Milan has always had a gift for reinvention, and during Fashion Week this past February, one of its most quietly anticipated arrivals unfolded not on a grand runway but behind a street-facing window on Via Solferino 3. There, tucked inside ROBE ROBERTAEBASTA — the storied gallery store founded by Roberta Tagliavini in the bohemian soul of Brera — Monsieur Matteo Sorbellini officially planted his flag in the city with the inauguration of VIP ROOM, his concept store and poetic fashion universe.
The official opening fell on February 24, the first day of Milan Fashion Week, a deliberate and fitting debut for a brand that operates at the intersection of fashion, art, and storytelling. Four days later, on February 28, an intimate gathering brought together press, VIP clients, and industry insiders to mark the occasion with ceremony — an evening that felt less like a launch and more like a homecoming.
The meeting between Tagliavini and Sorbellini was, as the most meaningful creative collaborations often are, a natural convergence of sensibilities. Tagliavini has long positioned ROBE as a curatorial space where objects, garments, and ideas coexist with equal weight. Sorbellini, for his part, has spent years transforming VIP ROOM into something far more expansive than a retail concept — a poetic community, as he calls it, where fashion is a vehicle for narrative, vision, and play. Together, their alliance gave rise to a Milan outpost that feels entirely its own: theatrical yet intimate, referential yet alive.
The space itself is a world unto itself. Descending from the street-level window is an act of time travel, the surroundings evoking the downtown Manhattan of the 1950s and 1980s while simultaneously breathing the intellectual, bohemian air of Brera.
Amid iconic design furniture — among them the legendary Pratone by Gufram, that monumental grass-green sculpture that has anchored avant-garde interiors for decades — the clothes take on the quality of artworks in dialogue with their surroundings. The most immediately recognizable feature of the space is its commanding Caribbean blue room. Sorbellini selected this saturated, sun-drenched hue as VIP ROOM’s official signature color, a shade now woven into every label and every corner of the brand’s visual identity.
It was within this scenographic setting that Sorbellini unveiled BRERISSIMA, a Couture à Porter collection conceived exclusively for women and drawn from the refined, culturally rich spirit of the Brera neighborhood itself. The collection reads as an archive brought forward in time — a wardrobe for a woman who collects, who remembers, and who refuses to be ordinary. Three-dimensional floral bombers expand the silhouette with a lightness that belies their sculptural ambition.
Denim, traditionally casual and democratic, is elevated here with hand-applied crystals and panels of pure silk scarves. Unisex tailoring in the couture spirit of the 1970s is paired with the brand’s signature “Dinosauro” trousers, architectural and assertive in equal measure.

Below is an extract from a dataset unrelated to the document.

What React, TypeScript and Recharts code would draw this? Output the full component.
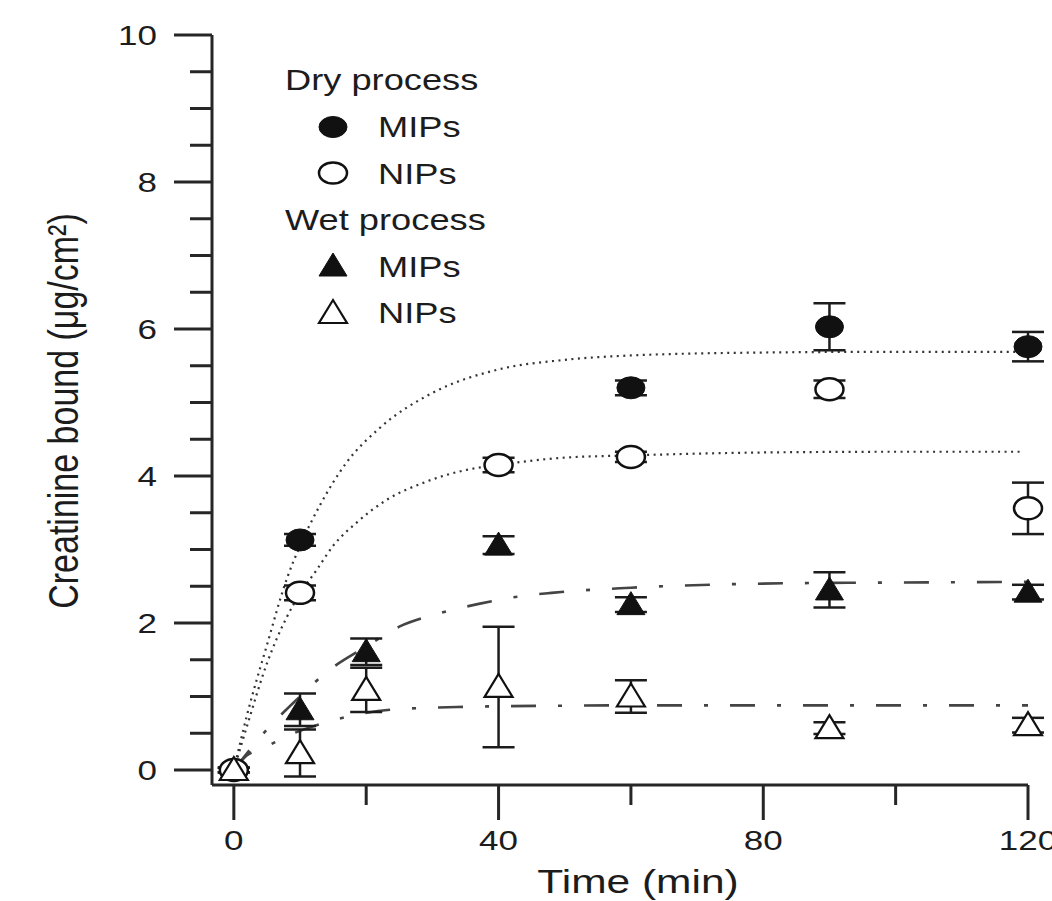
import React from "react";
import { ComposedChart, Line, Scatter, ErrorBar, XAxis, YAxis, Legend } from "recharts";

// measured points: time (min), creatinine bound (µg/cm²), error bar (±)
const dryMipT = [0, 10, 60, 90, 120];
const dryMipV = [0, 3.13, 5.2, 6.03, 5.76];
const dryMipErr = [0.03, 0.08, 0.1, 0.32, 0.2];

const dryNipT = [0, 10, 40, 60, 90, 120];
const dryNipV = [0, 2.41, 4.15, 4.26, 5.18, 3.56];
const dryNipErr = [0.03, 0.1, 0.1, 0.07, 0.12, 0.35];

const wetMipT = [0, 10, 20, 40, 60, 90, 120];
const wetMipV = [0, 0.82, 1.61, 3.06, 2.25, 2.45, 2.42];
const wetMipErr = [0.03, 0.22, 0.18, 0.12, 0.1, 0.24, 0.1];

const wetNipT = [0, 10, 20, 40, 60, 90, 120];
const wetNipV = [0, 0.23, 1.09, 1.13, 1.0, 0.57, 0.61];
const wetNipErr = [0.03, 0.32, 0.3, 0.82, 0.22, 0.08, 0.1];

// fitted curves
const dryMipFitT = [0, 2, 5, 8, 10, 13, 17, 22, 30, 40, 50, 60, 80, 100, 120];
const dryMipFitV = [0, 0.75, 1.7, 2.6, 3.05, 3.6, 4.18, 4.65, 5.13, 5.45, 5.58, 5.64, 5.68, 5.69, 5.69];

const dryNipFitT = [0, 2, 5, 8, 10, 12.5, 15, 18.6, 23, 29, 35, 40, 50, 60, 80, 100, 119];
const dryNipFitV = [0, 0.6, 1.45, 2.08, 2.4, 2.72, 3.05, 3.37, 3.67, 3.92, 4.08, 4.15, 4.25, 4.28, 4.32, 4.33, 4.33];

const wetMipFitT = [0, 5, 10, 14, 20, 25, 31, 37, 43, 48, 60, 83, 100, 120];
const wetMipFitV = [0, 0.55, 1.0, 1.33, 1.68, 1.95, 2.13, 2.26, 2.36, 2.41, 2.48, 2.54, 2.55, 2.56];

const wetNipFitT = [0, 2, 4.5, 8.5, 11.5, 16, 23.6, 35, 50, 60, 90, 120];
const wetNipFitV = [0, 0.2, 0.3, 0.48, 0.58, 0.7, 0.82, 0.86, 0.875, 0.88, 0.88, 0.88];

const xTicks = [0, 20, 40, 60, 80, 100, 120];
const xLabelled = [0, 40, 80, 120];
const yTicks = [0, 0.5, 1, 1.5, 2, 2.5, 3, 3.5, 4, 4.5, 5, 5.5, 6, 6.5, 7, 7.5, 8, 8.5, 9, 9.5, 10];
const yLabelled = [0, 2, 4, 6, 8, 10];

const legendGroups = [
  { title: "Dry process", items: [{ label: "MIPs", shape: "circle", filled: true }, { label: "NIPs", shape: "circle", filled: false }] },
  { title: "Wet process", items: [{ label: "MIPs", shape: "triangle", filled: true }, { label: "NIPs", shape: "triangle", filled: false }] },
];

const points = (t: number[], v: number[], e?: number[]) =>
  t.map((x, i) => ({ t: x, v: v[i], err: e ? e[i] : 0 }));

const dryMip = points(dryMipT, dryMipV, dryMipErr);
const dryNip = points(dryNipT, dryNipV, dryNipErr);
const wetMip = points(wetMipT, wetMipV, wetMipErr);
const wetNip = points(wetNipT, wetNipV, wetNipErr);

const AXIS = "#262626";
const INK = "#1c1c1c";
const FONT = '"Liberation Sans", Arial, Helvetica, sans-serif';

function Marker({ shape, filled, cx, cy, rx = 14, ry = 11 }: any) {
  const fill = filled ? "#111" : "#fff";
  if (shape === "triangle") {
    const pts = `${cx - rx},${cy + ry - 1} ${cx + rx},${cy + ry - 1} ${cx},${cy - ry - 2}`;
    return <polygon points={pts} fill={fill} stroke="#111" strokeWidth={filled ? 1 : 2.2} strokeLinejoin="miter" />;
  }
  return <ellipse cx={cx} cy={cy} rx={rx} ry={ry} fill={fill} stroke="#111" strokeWidth={filled ? 1 : 2.5} />;
}

const shapeOf = (shape: string, filled: boolean) => (p: any) =>
  <Marker shape={shape} filled={filled} cx={p.cx} cy={p.cy} />;

function XTick({ x, y, payload }: any) {
  const major = xLabelled.includes(payload.value);
  return (
    <g>
      <line x1={x} x2={x} y1={y} y2={y + (major ? 35 : 20)} stroke={AXIS} strokeWidth={3} />
      {major && (
        <text transform={`translate(${x},${y + 65}) scale(1.25,1)`} textAnchor="middle"
          fontSize={28} fontFamily={FONT} fill={INK}>{payload.value}</text>
      )}
    </g>
  );
}

function YTick({ x, y, payload }: any) {
  const major = yLabelled.includes(payload.value);
  return (
    <g>
      <line x1={x - (major ? 38 : 22)} x2={x} y1={y} y2={y} stroke={AXIS} strokeWidth={3} />
      {major && (
        <text transform={`translate(${x - 55},${y + 10}) scale(1.25,1)`} textAnchor="end"
          fontSize={28} fontFamily={FONT} fill={INK}>{payload.value}</text>
      )}
    </g>
  );
}

function LegendBox() {
  const rows: any[] = [];
  legendGroups.forEach((g) => {
    rows.push({ title: g.title });
    g.items.forEach((it) => rows.push(it));
  });
  const txt: React.CSSProperties = {
    position: "absolute", fontFamily: FONT, fontSize: 29, lineHeight: "34px", color: INK,
    transform: "scaleX(1.25)", transformOrigin: "left center", whiteSpace: "nowrap",
  };
  return (
    <div style={{ position: "relative", width: 400, height: 340 }}>
      {rows.map((r, i) => {
        const cy = 80 + i * 46.6;
        if (r.title) return <div key={i} style={{ ...txt, left: 285, top: cy - 16.7 }}>{r.title}</div>;
        return (
          <React.Fragment key={i}>
            <svg style={{ position: "absolute", left: 333 - 20, top: cy - 16 }} width={40} height={32}>
              <Marker shape={r.shape} filled={r.filled} cx={20} cy={16} rx={14} ry={r.shape === "triangle" ? 11 : 10.5} />
            </svg>
            <div style={{ ...txt, left: 378, top: cy - 16.7 }}>{r.label}</div>
          </React.Fragment>
        );
      })}
    </div>
  );
}

export default function App() {
  const dotted = { stroke: "#333", strokeWidth: 2.2, strokeDasharray: "2 4.5" };
  const dashDot = { stroke: "#444", strokeWidth: 2.6, strokeDasharray: "25 22 4 22" };
  const err = { direction: "y" as const, width: 16, stroke: INK, strokeWidth: 2.5 };
  return (
    <div style={{ position: "absolute", left: 0, top: 0, background: "#fff" }}>
      <ComposedChart width={1052} height={901} margin={{ top: 35, right: 24, left: 0, bottom: 0 }}>
        <XAxis dataKey="t" type="number" domain={[-3.3, 120]} ticks={xTicks} interval={0}
          height={116} tickSize={0} tickMargin={0} tick={<XTick />}
          axisLine={{ stroke: AXIS, strokeWidth: 3 }} />
        <YAxis type="number" domain={[-0.204, 10]} ticks={yTicks} interval={0}
          width={212} tickSize={0} tickMargin={0} tick={<YTick />}
          axisLine={{ stroke: AXIS, strokeWidth: 3 }} />
        <Legend layout="horizontal" verticalAlign="middle" align="center" content={<LegendBox />}
          wrapperStyle={{ left: 0, top: 0, width: 400, height: 340 }} />

        <Line data={points(dryMipFitT, dryMipFitV)} dataKey="v" type="monotone" dot={false} legendType="none" isAnimationActive={false} {...dotted} />
        <Line data={points(dryNipFitT, dryNipFitV)} dataKey="v" type="monotone" dot={false} legendType="none" isAnimationActive={false} {...dotted} />
        <Line data={points(wetMipFitT, wetMipFitV)} dataKey="v" type="monotone" dot={false} legendType="none" isAnimationActive={false} {...dashDot} />
        <Line data={points(wetNipFitT, wetNipFitV)} dataKey="v" type="monotone" dot={false} legendType="none" isAnimationActive={false} {...dashDot} />

        <Scatter name="Dry MIPs" data={dryMip} dataKey="v" shape={shapeOf("circle", true)} isAnimationActive={false}>
          <ErrorBar dataKey="err" {...err} />
        </Scatter>
        <Scatter name="Wet MIPs" data={wetMip} dataKey="v" shape={shapeOf("triangle", true)} isAnimationActive={false}>
          <ErrorBar dataKey="err" {...err} />
        </Scatter>
        <Scatter name="Dry NIPs" data={dryNip} dataKey="v" shape={shapeOf("circle", false)} isAnimationActive={false}>
          <ErrorBar dataKey="err" {...err} />
        </Scatter>
        <Scatter name="Wet NIPs" data={wetNip} dataKey="v" shape={shapeOf("triangle", false)} isAnimationActive={false}>
          <ErrorBar dataKey="err" {...err} />
        </Scatter>

        <text transform="translate(78,411) scale(1.25,1) rotate(-90)" textAnchor="middle"
          fontSize={34} fontFamily={FONT} fill={INK}>Creatinine bound (μg/cm²)</text>
        <text transform="translate(638,893) scale(1.25,1)" textAnchor="middle"
          fontSize={34} fontFamily={FONT} fill={INK}>Time (min)</text>
      </ComposedChart>
    </div>
  );
}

The “Shibuya” shirts weave together Eastern romanticism and rigorous sartorial construction, landing somewhere between a love letter and a manifesto.
Throughout the collection, pure silks and taffeta — the Maison’s most emblematic fabrics — are reimagined as metropolitan trench coats, balloon-silhouette tops, and dresses with the kind of structural confidence that recalls couture’s golden age while remaining absolutely, urgently of the present. Limited productions and singular, one-of-a-kind pieces reinforce the brand’s commitment to contemporary couture, positioning each garment as something to be sought, cherished, and kept.